Trying to explain who Vampy is to people is really complicated. I used to think she was this horrible alter-ego that would creep in on me at the late hours of night and influence me to say and do things I would never do. Was Vampy, is Vampy, my id? Does she have no resistance? Impenetrable? Probably not. I feared her, sometimes still do, because she's so headstrong, so brackish. But I think it all makes sense now: Vampy is just a stronger side of me, a part of me repressed because she may just be that detrimental. Repressed, because she reveals my deepest thoughts. I feared her, and still do, because she exposes me in part for who I am, and also for who I am ashamed to be. Her openness and honesty, so curt, so vicious, could be the end of me. But, perhaps, Vampy is the answer I've been looking for. I'm no where near courageous enough to be so brute, so violent in nature. It seems unnatural, and unfair to those around me. That notwithstanding, such an attitude would make it impossible for people to walk all over me, to abuse me, even passively or without intent. Vampy, she's a necessity. She puts people in their place. She stops things before they start, and starts fires I would never have the balls to ignite.

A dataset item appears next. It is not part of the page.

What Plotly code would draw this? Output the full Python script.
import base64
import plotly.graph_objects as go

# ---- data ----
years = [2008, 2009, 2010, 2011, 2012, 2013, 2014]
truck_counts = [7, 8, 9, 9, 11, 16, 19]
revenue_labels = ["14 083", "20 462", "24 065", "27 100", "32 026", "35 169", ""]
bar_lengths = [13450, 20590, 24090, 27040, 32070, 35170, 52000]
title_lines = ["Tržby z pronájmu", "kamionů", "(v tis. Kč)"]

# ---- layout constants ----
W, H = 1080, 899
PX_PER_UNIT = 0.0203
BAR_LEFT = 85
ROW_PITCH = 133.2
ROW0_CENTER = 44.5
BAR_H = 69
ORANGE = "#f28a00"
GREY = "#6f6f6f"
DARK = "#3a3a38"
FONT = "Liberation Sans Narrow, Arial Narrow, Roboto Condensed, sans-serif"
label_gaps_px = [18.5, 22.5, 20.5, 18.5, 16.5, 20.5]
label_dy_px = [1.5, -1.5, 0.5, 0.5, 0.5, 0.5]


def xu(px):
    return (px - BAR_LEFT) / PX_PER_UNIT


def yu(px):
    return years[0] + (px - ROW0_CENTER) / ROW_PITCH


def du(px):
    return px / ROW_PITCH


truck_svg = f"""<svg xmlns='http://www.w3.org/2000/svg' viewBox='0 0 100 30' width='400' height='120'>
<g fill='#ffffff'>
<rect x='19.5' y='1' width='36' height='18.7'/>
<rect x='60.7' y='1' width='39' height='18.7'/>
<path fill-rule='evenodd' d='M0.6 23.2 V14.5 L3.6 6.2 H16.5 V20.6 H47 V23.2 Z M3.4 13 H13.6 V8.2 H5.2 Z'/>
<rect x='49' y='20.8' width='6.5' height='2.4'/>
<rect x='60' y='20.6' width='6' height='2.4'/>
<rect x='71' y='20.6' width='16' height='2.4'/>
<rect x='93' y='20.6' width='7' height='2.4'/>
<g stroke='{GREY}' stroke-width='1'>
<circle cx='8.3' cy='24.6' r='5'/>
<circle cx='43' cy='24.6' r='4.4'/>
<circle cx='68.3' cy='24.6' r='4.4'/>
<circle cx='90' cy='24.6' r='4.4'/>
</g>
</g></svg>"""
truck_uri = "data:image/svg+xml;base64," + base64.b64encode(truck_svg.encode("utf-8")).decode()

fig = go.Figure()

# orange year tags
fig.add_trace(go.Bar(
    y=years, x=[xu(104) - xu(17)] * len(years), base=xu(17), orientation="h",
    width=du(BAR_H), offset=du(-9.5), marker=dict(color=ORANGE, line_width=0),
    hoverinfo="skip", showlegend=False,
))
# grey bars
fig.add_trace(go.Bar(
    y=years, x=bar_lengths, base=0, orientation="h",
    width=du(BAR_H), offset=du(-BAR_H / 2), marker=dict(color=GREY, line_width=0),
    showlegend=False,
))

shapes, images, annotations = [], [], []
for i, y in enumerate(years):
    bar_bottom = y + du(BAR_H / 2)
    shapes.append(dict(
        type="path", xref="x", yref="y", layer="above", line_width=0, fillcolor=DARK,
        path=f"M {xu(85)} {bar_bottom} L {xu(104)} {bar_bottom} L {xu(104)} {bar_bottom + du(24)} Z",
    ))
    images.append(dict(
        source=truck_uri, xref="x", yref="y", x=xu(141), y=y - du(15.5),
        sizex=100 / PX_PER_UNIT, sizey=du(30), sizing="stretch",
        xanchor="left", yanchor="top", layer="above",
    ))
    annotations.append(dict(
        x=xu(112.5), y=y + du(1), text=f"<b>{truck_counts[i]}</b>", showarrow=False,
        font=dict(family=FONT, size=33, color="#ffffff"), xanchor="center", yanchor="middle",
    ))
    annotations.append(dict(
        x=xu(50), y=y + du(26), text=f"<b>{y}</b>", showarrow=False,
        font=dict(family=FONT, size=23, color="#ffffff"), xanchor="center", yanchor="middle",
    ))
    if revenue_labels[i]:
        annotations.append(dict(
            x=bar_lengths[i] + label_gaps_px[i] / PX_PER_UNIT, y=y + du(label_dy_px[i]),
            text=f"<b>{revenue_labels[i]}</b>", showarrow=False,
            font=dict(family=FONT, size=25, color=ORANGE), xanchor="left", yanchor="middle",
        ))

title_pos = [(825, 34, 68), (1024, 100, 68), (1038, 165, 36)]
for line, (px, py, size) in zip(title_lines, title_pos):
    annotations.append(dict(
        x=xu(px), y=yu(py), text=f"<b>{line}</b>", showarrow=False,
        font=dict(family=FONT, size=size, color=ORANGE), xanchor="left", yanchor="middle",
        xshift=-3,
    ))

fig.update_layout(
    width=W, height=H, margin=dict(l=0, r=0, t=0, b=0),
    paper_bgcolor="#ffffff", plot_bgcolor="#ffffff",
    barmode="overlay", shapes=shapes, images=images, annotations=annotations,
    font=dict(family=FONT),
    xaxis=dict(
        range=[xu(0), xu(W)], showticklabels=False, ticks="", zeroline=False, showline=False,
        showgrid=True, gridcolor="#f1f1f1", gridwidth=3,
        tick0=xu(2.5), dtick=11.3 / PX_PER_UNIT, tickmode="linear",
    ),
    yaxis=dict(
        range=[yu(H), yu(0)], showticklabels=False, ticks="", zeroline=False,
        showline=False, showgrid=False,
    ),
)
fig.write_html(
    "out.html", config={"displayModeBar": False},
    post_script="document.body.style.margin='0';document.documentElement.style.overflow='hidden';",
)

I love her, I hate her. I need her, and I could live without her. But how would I live? Would I live, as if it was always Halloween, or would I be just as free?

~Kat

Tuesday, October 5, 2010

Dreaming

Dreams are special. They make me write, consider. I miss writing a lot. I wish I double majored in English and Psychology. Maybe then things would be right, again. But then I would have twice as many papers to write and I would be so tired I wouldn't be able to dream anymore.

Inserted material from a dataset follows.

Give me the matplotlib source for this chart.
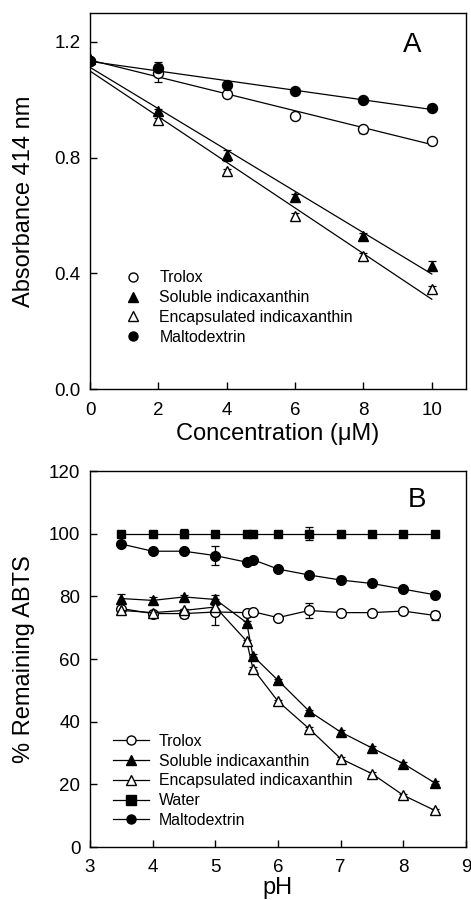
import numpy as np
import matplotlib
matplotlib.use("Agg")
import matplotlib.pyplot as plt
from matplotlib.lines import Line2D

plt.rcParams['font.family'] = ['Liberation Sans', 'DejaVu Sans']

# ---------------- Panel A data ----------------
conc = [0, 2, 4, 6, 8, 10]
trolox_a = [1.135, 1.093, 1.019, 0.944, 0.898, 0.858]
trolox_a_err = [0.005, 0.030, 0.008, 0.008, 0.012, 0.008]
soluble_a = [1.14, 0.960, 0.808, 0.665, 0.530, 0.426]
soluble_a_err = [0.005, 0.008, 0.020, 0.008, 0.008, 0.015]
encaps_a = [1.14, 0.929, 0.753, 0.599, 0.461, 0.347]
encaps_a_err = [0.005, 0.008, 0.008, 0.008, 0.008, 0.008]
malto_a = [1.135, 1.110, 1.050, 1.031, 0.998, 0.973]
malto_a_err = [0.005, 0.020, 0.008, 0.005, 0.005, 0.008]

# ---------------- Panel B data ----------------
ph = [3.5, 4, 4.5, 5, 5.5, 5.6, 6, 6.5, 7, 7.5, 8, 8.5]
trolox_b = [76.1, 74.5, 74.5, 75.0, 74.8, 75.1, 73.2, 75.5, 74.8, 74.8, 75.3, 73.9]
trolox_b_err = [0.5, 0.5, 1.5, 4.0, 0.5, 0.5, 0.5, 2.5, 0.5, 0.5, 0.5, 1.5]
soluble_b = [79.3, 78.7, 79.8, 79.0, 71.6, 61.0, 53.2, 43.3, 36.7, 31.6, 26.6, 20.5]
soluble_b_err = [1.5, 1.0, 0.5, 1.5, 0.5, 0.5, 0.5, 0.5, 0.5, 0.5, 0.5, 0.5]
encaps_b = [75.5, 74.8, 75.5, 76.6, 65.7, 56.9, 46.5, 37.7, 28.2, 23.4, 16.5, 11.7]
encaps_b_err = [0.5, 0.5, 0.5, 0.5, 0.5, 0.5, 0.5, 0.5, 0.5, 0.5, 0.5, 0.5]
water_b = [100, 100, 100, 100, 100, 100, 100, 100, 100, 100, 100, 100]
water_b_err = [0.5, 0.5, 1.5, 0.5, 0.5, 0.5, 0.5, 2.0, 0.5, 0.5, 0.5, 0.5]
malto_b = [96.7, 94.4, 94.4, 93.0, 90.9, 91.7, 88.7, 86.8, 85.2, 84.1, 82.3, 80.5]
malto_b_err = [0.5, 0.5, 0.5, 3.0, 0.5, 0.5, 0.5, 0.5, 1.0, 0.5, 0.5, 0.5]

labels_a = ['Trolox', 'Soluble indicaxanthin', 'Encapsulated indicaxanthin', 'Maltodextrin']
labels_b = ['Trolox', 'Soluble indicaxanthin', 'Encapsulated indicaxanthin', 'Water', 'Maltodextrin']

W, H = 471, 900
fig = plt.figure(figsize=(W / 100, H / 100), dpi=100)

def px_axes(left, top, right, bottom):
    return fig.add_axes([left / W, 1 - bottom / H, (right - left) / W, (bottom - top) / H])

LW = 0.9
TICKFS = 13.5
LABFS = 17
LEGFS = 11.4

def style(ax):
    for s in ax.spines.values():
        s.set_linewidth(1.0)
    ax.tick_params(direction='in', length=5, width=1.0, labelsize=TICKFS,
                   top=False, right=False)
    ax.tick_params(axis='x', pad=9)
    ax.tick_params(axis='y', pad=7)

# ---------------- Panel A ----------------
axA = px_axes(90, 13, 466, 389)
styleA = [
    (trolox_a, trolox_a_err, 'o', 'white', 7.2),
    (soluble_a, soluble_a_err, '^', 'black', 7.0),
    (encaps_a, encaps_a_err, '^', 'white', 7.0),
    (malto_a, malto_a_err, 'o', 'black', 7.2),
]
xfit = np.array([0, 10])
for vals, err, m, fc, ms in styleA:
    coef = np.polyfit(conc, vals, 1)
    axA.plot(xfit, np.polyval(coef, xfit), color='black', lw=LW, zorder=2)
for vals, err, m, fc, ms in styleA:
    axA.errorbar(conc, vals, yerr=err, fmt='none', ecolor='black', elinewidth=LW,
                 capsize=3, capthick=LW, zorder=3)
    axA.plot(conc, vals, linestyle='none', marker=m, markersize=ms,
             markerfacecolor=fc, markeredgecolor='black', markeredgewidth=1.0, zorder=4)
axA.set_xlim(0, 11)
axA.set_ylim(0, 1.3)
axA.set_xticks([0, 2, 4, 6, 8, 10])
axA.set_yticks([0.0, 0.4, 0.8, 1.2])
axA.set_yticklabels(['0.0', '0.4', '0.8', '1.2'])
style(axA)
axA.set_xlabel('Concentration (\u03bcM)', fontsize=LABFS, labelpad=3)
axA.set_ylabel('Absorbance 414 nm', fontsize=LABFS, labelpad=14)
axA.text(0.856, 0.915, 'A', transform=axA.transAxes, fontsize=20, ha='center', va='center')

handlesA = [Line2D([], [], linestyle='none', marker=m, markersize=6.5,
                   markerfacecolor=fc, markeredgecolor='black', markeredgewidth=1.0)
            for _, _, m, fc, _ in styleA]
axA.legend(handlesA, labels_a, loc='upper left', bbox_to_anchor=(123 / W, 1 - 270.5 / H),
           bbox_transform=fig.transFigure, frameon=False, fontsize=LEGFS,
           handlelength=1.2, handletextpad=1.1, labelspacing=0.3, borderpad=0,
           borderaxespad=0)

# ---------------- Panel B ----------------
axB = px_axes(90, 471, 466, 847)
styleB = [
    (trolox_b, trolox_b_err, 'o', 'white', 7.0),
    (soluble_b, soluble_b_err, '^', 'black', 7.0),
    (encaps_b, encaps_b_err, '^', 'white', 7.0),
    (water_b, water_b_err, 's', 'black', 6.3),
    (malto_b, malto_b_err, 'o', 'black', 7.0),
]
for vals, err, m, fc, ms in styleB:
    axB.errorbar(ph, vals, yerr=err, fmt='none', ecolor='black', elinewidth=LW,
                 capsize=3, capthick=LW, zorder=3)
    axB.plot(ph, vals, color='black', lw=LW, marker=m, markersize=ms,
             markerfacecolor=fc, markeredgecolor='black', markeredgewidth=1.0, zorder=4)
axB.set_xlim(3, 9)
axB.set_ylim(0, 120)
axB.set_xticks([3, 4, 5, 6, 7, 8, 9])
axB.set_yticks([0, 20, 40, 60, 80, 100, 120])
style(axB)
axB.set_xlabel('pH', fontsize=LABFS, labelpad=0.5)
axB.set_ylabel('% Remaining ABTS', fontsize=LABFS, labelpad=10)
axB.text(0.87, 0.923, 'B', transform=axB.transAxes, fontsize=20, ha='center', va='center')

handlesB = [Line2D([], [], color='black', lw=LW, marker=m, markersize=6.5,
                   markerfacecolor=fc, markeredgecolor='black', markeredgewidth=1.0)
            for _, _, m, fc, _ in styleB]
axB.legend(handlesB, labels_b, loc='upper left', bbox_to_anchor=(113 / W, 1 - 734 / H),
           bbox_transform=fig.transFigure, frameon=False, fontsize=LEGFS,
           handlelength=2.3, handletextpad=0.6, labelspacing=0.3, borderpad=0,
           borderaxespad=0)

fig.savefig('out.png', dpi=100)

Sunday, September 26, 2010

"Connection" and Connection

Why do so many people strive for constant connection? Cell phone calls or texts or email on their phone take priority over face to face conversation. And more and more people are shying away from even talking on the phone. But they need cell phone signal and wireless signal everywhere.
But is it really helping anyone to be connected thru cell phones and the internet. Only emailing and IMing and texting and not having that real connection. But what they really are looking for is real connection. I have found personally more and more striving for that "connection" when what i really need is real, face to face, person to person connection. Though sometimes this cannot be helped if the friend or relative you are talking to has moved away or lives farther than you can travel reasonably. But if you can get there, why not just meet up, and talk, face to face?
Then you can get the person to person contact you need. Maybe even a real hug.
Because this, *hug* just doesn't cut it all the time.

~Zee

Saturday, September 11, 2010

Random Thought

Why do they call it sleeping together when no actual sleeping is involved, and sometimes not even a bed?

Tuesday, September 7, 2010

Random

I wanted to post something. It isn't important. I like oatmeal. I never eat it. Water is good. Mountain Dew Voltage is better. I'm better than you. Get a lemon. Make a tonic. Give me that margarita. Yes I touched it. You know nothing! Popsicles.